┌────────

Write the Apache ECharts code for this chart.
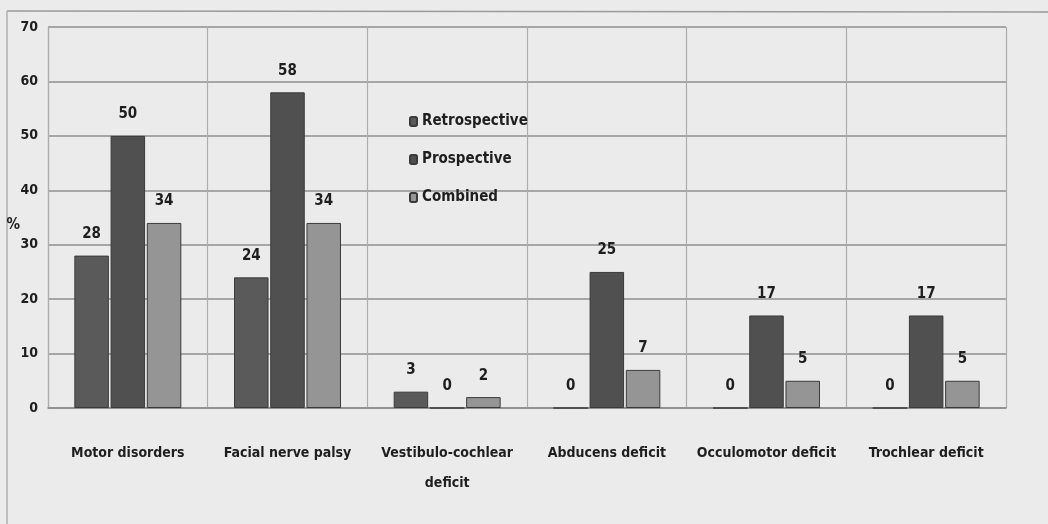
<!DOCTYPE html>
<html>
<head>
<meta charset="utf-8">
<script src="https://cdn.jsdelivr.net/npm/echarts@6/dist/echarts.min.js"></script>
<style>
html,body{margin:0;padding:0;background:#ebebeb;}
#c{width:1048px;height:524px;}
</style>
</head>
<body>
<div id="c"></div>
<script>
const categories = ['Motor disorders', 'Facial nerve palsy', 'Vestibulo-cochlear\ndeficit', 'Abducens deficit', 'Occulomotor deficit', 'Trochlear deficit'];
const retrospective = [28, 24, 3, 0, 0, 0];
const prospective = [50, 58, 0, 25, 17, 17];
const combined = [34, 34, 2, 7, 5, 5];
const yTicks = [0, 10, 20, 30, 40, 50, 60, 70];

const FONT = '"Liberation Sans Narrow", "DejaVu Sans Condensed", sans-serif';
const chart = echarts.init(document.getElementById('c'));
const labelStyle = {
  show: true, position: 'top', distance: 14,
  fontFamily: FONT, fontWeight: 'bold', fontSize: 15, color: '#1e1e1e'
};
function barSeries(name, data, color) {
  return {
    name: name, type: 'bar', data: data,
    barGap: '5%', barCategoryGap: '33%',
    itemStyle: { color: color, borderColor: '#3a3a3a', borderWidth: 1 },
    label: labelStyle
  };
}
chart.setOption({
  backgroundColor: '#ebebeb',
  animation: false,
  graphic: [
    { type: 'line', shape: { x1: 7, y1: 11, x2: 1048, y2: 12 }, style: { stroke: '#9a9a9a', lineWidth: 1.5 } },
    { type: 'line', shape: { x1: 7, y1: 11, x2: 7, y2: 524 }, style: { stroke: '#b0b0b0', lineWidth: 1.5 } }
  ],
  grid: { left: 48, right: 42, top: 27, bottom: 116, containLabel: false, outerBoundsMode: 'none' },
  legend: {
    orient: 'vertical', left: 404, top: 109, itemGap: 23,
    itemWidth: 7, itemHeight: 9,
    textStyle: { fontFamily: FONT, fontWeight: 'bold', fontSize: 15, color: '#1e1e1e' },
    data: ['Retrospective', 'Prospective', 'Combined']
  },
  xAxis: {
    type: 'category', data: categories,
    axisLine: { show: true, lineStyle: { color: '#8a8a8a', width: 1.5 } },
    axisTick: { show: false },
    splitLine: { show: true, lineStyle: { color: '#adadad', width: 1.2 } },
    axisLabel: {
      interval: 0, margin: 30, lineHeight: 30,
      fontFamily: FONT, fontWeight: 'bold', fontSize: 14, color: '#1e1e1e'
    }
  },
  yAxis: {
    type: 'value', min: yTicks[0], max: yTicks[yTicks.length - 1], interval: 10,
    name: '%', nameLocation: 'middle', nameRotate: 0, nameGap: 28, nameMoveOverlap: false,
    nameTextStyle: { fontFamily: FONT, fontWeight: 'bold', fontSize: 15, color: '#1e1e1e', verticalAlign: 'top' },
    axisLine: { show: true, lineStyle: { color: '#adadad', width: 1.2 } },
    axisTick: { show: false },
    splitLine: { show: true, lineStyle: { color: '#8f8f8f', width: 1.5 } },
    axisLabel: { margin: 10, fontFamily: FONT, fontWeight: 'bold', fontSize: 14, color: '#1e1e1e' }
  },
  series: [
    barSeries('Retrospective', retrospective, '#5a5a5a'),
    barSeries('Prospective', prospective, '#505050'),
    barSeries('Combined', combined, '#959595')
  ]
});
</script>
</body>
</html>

└────────

Work to be completed –
Reproduce the whole listing exactly, but not the images in it.

The result –
Write the Apache ECharts code for this chart.
<!DOCTYPE html>
<html>
<head>
<meta charset="utf-8">
<script src="https://cdn.jsdelivr.net/npm/echarts@6/dist/echarts.min.js"></script>
<style>
html,body{margin:0;padding:0;background:#ebebeb;}
#c{width:1048px;height:524px;}
</style>
</head>
<body>
<div id="c"></div>
<script>
const categories = ['Motor disorders', 'Facial nerve palsy', 'Vestibulo-cochlear\ndeficit', 'Abducens deficit', 'Occulomotor deficit', 'Trochlear deficit'];
const retrospective = [28, 24, 3, 0, 0, 0];
const prospective = [50, 58, 0, 25, 17, 17];
const combined = [34, 34, 2, 7, 5, 5];
const yTicks = [0, 10, 20, 30, 40, 50, 60, 70];

const FONT = '"Liberation Sans Narrow", "DejaVu Sans Condensed", sans-serif';
const chart = echarts.init(document.getElementById('c'));
const labelStyle = {
  show: true, position: 'top', distance: 14,
  fontFamily: FONT, fontWeight: 'bold', fontSize: 15, color: '#1e1e1e'
};
function barSeries(name, data, color) {
  return {
    name: name, type: 'bar', data: data,
    barGap: '5%', barCategoryGap: '33%',
    itemStyle: { color: color, borderColor: '#3a3a3a', borderWidth: 1 },
    label: labelStyle
  };
}
chart.setOption({
  backgroundColor: '#ebebeb',
  animation: false,
  graphic: [
    { type: 'line', shape: { x1: 7, y1: 11, x2: 1048, y2: 12 }, style: { stroke: '#9a9a9a', lineWidth: 1.5 } },
    { type: 'line', shape: { x1: 7, y1: 11, x2: 7, y2: 524 }, style: { stroke: '#b0b0b0', lineWidth: 1.5 } }
  ],
  grid: { left: 48, right: 42, top: 27, bottom: 116, containLabel: false, outerBoundsMode: 'none' },
  legend: {
    orient: 'vertical', left: 404, top: 109, itemGap: 23,
    itemWidth: 7, itemHeight: 9,
    textStyle: { fontFamily: FONT, fontWeight: 'bold', fontSize: 15, color: '#1e1e1e' },
    data: ['Retrospective', 'Prospective', 'Combined']
  },
  xAxis: {
    type: 'category', data: categories,
    axisLine: { show: true, lineStyle: { color: '#8a8a8a', width: 1.5 } },
    axisTick: { show: false },
    splitLine: { show: true, lineStyle: { color: '#adadad', width: 1.2 } },
    axisLabel: {
      interval: 0, margin: 30, lineHeight: 30,
      fontFamily: FONT, fontWeight: 'bold', fontSize: 14, color: '#1e1e1e'
    }
  },
  yAxis: {
    type: 'value', min: yTicks[0], max: yTicks[yTicks.length - 1], interval: 10,
    name: '%', nameLocation: 'middle', nameRotate: 0, nameGap: 28, nameMoveOverlap: false,
    nameTextStyle: { fontFamily: FONT, fontWeight: 'bold', fontSize: 15, color: '#1e1e1e', verticalAlign: 'top' },
    axisLine: { show: true, lineStyle: { color: '#adadad', width: 1.2 } },
    axisTick: { show: false },
    splitLine: { show: true, lineStyle: { color: '#8f8f8f', width: 1.5 } },
    axisLabel: { margin: 10, fontFamily: FONT, fontWeight: 'bold', fontSize: 14, color: '#1e1e1e' }
  },
  series: [
    barSeries('Retrospective', retrospective, '#5a5a5a'),
    barSeries('Prospective', prospective, '#505050'),
    barSeries('Combined', combined, '#959595')
  ]
});
</script>
</body>
</html>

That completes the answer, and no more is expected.